Please output exactly the lines of the material from the first through the line containing "0.50, 0.50, 0];", and nothing more.

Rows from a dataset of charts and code
━━━━━━

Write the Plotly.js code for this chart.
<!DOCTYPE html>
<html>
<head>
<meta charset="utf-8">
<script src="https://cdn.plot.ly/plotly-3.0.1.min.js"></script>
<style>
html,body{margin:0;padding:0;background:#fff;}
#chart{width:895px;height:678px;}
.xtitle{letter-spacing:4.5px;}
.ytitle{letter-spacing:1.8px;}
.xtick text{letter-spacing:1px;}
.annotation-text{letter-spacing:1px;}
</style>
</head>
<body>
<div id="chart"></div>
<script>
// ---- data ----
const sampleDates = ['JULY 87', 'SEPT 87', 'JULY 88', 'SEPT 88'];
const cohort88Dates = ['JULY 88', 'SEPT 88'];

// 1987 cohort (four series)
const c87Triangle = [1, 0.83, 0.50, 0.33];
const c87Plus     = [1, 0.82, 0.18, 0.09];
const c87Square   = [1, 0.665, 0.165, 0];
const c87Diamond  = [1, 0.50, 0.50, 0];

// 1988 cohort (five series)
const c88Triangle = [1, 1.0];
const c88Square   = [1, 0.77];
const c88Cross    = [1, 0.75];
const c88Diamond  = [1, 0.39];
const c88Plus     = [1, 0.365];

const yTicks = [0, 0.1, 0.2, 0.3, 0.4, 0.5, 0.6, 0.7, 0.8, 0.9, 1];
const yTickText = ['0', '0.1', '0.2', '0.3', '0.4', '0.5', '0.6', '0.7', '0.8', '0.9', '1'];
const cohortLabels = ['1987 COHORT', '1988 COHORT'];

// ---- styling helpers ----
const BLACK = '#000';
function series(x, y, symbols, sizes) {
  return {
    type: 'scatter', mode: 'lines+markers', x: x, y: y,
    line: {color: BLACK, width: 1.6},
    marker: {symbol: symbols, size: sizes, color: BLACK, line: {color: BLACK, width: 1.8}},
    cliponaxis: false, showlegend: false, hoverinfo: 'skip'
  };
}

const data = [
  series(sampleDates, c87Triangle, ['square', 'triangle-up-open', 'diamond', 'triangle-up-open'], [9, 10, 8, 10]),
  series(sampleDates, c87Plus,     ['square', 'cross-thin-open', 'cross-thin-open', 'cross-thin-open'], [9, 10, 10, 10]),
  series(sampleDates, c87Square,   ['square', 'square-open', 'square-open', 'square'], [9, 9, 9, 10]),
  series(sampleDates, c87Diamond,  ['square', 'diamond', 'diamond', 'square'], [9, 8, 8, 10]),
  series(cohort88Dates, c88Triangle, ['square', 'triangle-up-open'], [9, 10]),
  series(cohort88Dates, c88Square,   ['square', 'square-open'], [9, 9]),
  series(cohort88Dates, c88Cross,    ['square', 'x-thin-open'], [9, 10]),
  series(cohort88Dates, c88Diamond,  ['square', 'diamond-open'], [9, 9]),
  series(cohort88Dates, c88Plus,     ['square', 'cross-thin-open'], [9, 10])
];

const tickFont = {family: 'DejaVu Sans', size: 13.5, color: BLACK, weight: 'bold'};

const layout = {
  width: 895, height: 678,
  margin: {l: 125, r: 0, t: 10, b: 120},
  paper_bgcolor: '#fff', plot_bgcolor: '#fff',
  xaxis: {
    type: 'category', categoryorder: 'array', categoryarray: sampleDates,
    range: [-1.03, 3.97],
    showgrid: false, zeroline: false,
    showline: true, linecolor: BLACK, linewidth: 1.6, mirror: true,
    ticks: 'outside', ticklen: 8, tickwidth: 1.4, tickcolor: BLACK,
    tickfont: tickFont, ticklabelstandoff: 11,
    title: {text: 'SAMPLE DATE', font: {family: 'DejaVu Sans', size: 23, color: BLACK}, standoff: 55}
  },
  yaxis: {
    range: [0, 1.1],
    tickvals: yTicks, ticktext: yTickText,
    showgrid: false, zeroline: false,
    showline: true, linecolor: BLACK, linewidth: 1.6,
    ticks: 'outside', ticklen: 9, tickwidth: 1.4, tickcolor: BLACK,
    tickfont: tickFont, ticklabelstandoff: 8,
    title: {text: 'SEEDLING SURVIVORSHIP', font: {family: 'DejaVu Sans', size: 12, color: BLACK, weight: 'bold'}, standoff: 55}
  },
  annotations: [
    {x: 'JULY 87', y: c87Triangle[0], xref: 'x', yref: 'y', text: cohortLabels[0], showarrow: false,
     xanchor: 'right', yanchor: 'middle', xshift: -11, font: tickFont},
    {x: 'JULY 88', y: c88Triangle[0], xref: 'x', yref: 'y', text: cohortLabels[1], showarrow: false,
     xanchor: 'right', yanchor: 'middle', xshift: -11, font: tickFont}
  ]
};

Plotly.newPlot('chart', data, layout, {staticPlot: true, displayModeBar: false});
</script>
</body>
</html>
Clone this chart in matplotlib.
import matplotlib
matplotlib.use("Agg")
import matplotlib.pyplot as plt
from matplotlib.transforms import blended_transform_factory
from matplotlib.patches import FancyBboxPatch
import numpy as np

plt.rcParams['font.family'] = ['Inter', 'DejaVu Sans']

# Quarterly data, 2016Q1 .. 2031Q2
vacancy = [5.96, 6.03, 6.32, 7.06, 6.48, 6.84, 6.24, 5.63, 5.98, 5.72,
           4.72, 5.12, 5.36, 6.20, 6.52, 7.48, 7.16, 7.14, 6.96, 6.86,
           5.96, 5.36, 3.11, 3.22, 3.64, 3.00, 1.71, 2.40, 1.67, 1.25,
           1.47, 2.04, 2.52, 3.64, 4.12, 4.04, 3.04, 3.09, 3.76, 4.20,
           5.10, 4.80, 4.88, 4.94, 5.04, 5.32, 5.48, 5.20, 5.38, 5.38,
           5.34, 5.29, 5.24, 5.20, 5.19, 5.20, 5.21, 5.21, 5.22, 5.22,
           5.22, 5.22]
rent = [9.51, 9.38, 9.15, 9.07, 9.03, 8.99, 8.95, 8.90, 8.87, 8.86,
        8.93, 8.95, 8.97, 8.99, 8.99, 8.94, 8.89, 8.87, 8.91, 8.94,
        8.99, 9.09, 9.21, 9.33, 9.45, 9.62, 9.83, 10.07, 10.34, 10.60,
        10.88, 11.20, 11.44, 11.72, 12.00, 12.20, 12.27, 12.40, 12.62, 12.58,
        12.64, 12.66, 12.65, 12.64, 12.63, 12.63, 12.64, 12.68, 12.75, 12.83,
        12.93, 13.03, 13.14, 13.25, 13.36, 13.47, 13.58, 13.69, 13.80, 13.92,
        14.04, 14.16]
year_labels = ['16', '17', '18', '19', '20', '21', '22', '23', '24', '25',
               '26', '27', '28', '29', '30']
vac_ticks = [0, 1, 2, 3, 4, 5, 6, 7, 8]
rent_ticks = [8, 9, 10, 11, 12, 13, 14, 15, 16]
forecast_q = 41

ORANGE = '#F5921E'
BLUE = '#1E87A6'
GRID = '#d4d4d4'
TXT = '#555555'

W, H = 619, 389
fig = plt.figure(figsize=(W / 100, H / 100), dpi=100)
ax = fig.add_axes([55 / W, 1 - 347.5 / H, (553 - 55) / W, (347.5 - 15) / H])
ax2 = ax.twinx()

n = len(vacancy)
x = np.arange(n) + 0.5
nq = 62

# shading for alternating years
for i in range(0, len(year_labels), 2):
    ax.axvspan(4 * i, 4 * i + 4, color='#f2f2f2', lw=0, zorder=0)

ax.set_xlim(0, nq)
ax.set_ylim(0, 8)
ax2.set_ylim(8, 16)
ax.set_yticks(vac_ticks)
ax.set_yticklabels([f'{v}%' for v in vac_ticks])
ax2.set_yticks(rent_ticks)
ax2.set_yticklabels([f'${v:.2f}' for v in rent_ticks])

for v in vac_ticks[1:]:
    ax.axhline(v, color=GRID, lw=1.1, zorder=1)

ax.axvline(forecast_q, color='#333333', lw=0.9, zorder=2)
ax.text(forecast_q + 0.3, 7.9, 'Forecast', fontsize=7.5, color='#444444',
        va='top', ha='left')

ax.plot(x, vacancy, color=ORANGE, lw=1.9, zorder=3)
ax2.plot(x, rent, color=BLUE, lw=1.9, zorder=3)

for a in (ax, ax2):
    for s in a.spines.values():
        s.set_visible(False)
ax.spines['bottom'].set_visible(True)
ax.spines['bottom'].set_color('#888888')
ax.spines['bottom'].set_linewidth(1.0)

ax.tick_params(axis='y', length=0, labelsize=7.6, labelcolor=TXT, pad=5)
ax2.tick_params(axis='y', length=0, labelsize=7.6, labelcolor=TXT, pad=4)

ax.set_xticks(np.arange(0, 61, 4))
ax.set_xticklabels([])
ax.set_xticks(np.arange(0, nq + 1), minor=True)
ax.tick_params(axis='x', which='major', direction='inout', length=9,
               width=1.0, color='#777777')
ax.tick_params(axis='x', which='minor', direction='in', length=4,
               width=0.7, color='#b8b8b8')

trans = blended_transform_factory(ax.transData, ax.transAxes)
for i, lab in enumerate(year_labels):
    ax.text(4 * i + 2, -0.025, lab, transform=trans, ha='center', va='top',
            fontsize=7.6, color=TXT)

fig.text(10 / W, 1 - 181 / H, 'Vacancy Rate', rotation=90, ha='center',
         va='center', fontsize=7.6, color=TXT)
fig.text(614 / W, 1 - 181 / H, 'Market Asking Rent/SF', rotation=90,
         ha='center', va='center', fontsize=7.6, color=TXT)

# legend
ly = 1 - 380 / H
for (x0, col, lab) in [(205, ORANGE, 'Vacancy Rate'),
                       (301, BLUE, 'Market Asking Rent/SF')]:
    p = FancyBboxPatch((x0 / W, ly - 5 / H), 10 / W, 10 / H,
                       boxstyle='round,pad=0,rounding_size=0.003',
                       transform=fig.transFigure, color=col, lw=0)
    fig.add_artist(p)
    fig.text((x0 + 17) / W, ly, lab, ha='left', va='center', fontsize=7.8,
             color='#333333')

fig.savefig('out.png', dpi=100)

━━━━━━

Final result ::
Write the Plotly.js code for this chart.
<!DOCTYPE html>
<html>
<head>
<meta charset="utf-8">
<script src="https://cdn.plot.ly/plotly-3.0.1.min.js"></script>
<style>
html,body{margin:0;padding:0;background:#fff;}
#chart{width:895px;height:678px;}
.xtitle{letter-spacing:4.5px;}
.ytitle{letter-spacing:1.8px;}
.xtick text{letter-spacing:1px;}
.annotation-text{letter-spacing:1px;}
</style>
</head>
<body>
<div id="chart"></div>
<script>
// ---- data ----
const sampleDates = ['JULY 87', 'SEPT 87', 'JULY 88', 'SEPT 88'];
const cohort88Dates = ['JULY 88', 'SEPT 88'];

// 1987 cohort (four series)
const c87Triangle = [1, 0.83, 0.50, 0.33];
const c87Plus     = [1, 0.82, 0.18, 0.09];
const c87Square   = [1, 0.665, 0.165, 0];
const c87Diamond  = [1, 0.50, 0.50, 0];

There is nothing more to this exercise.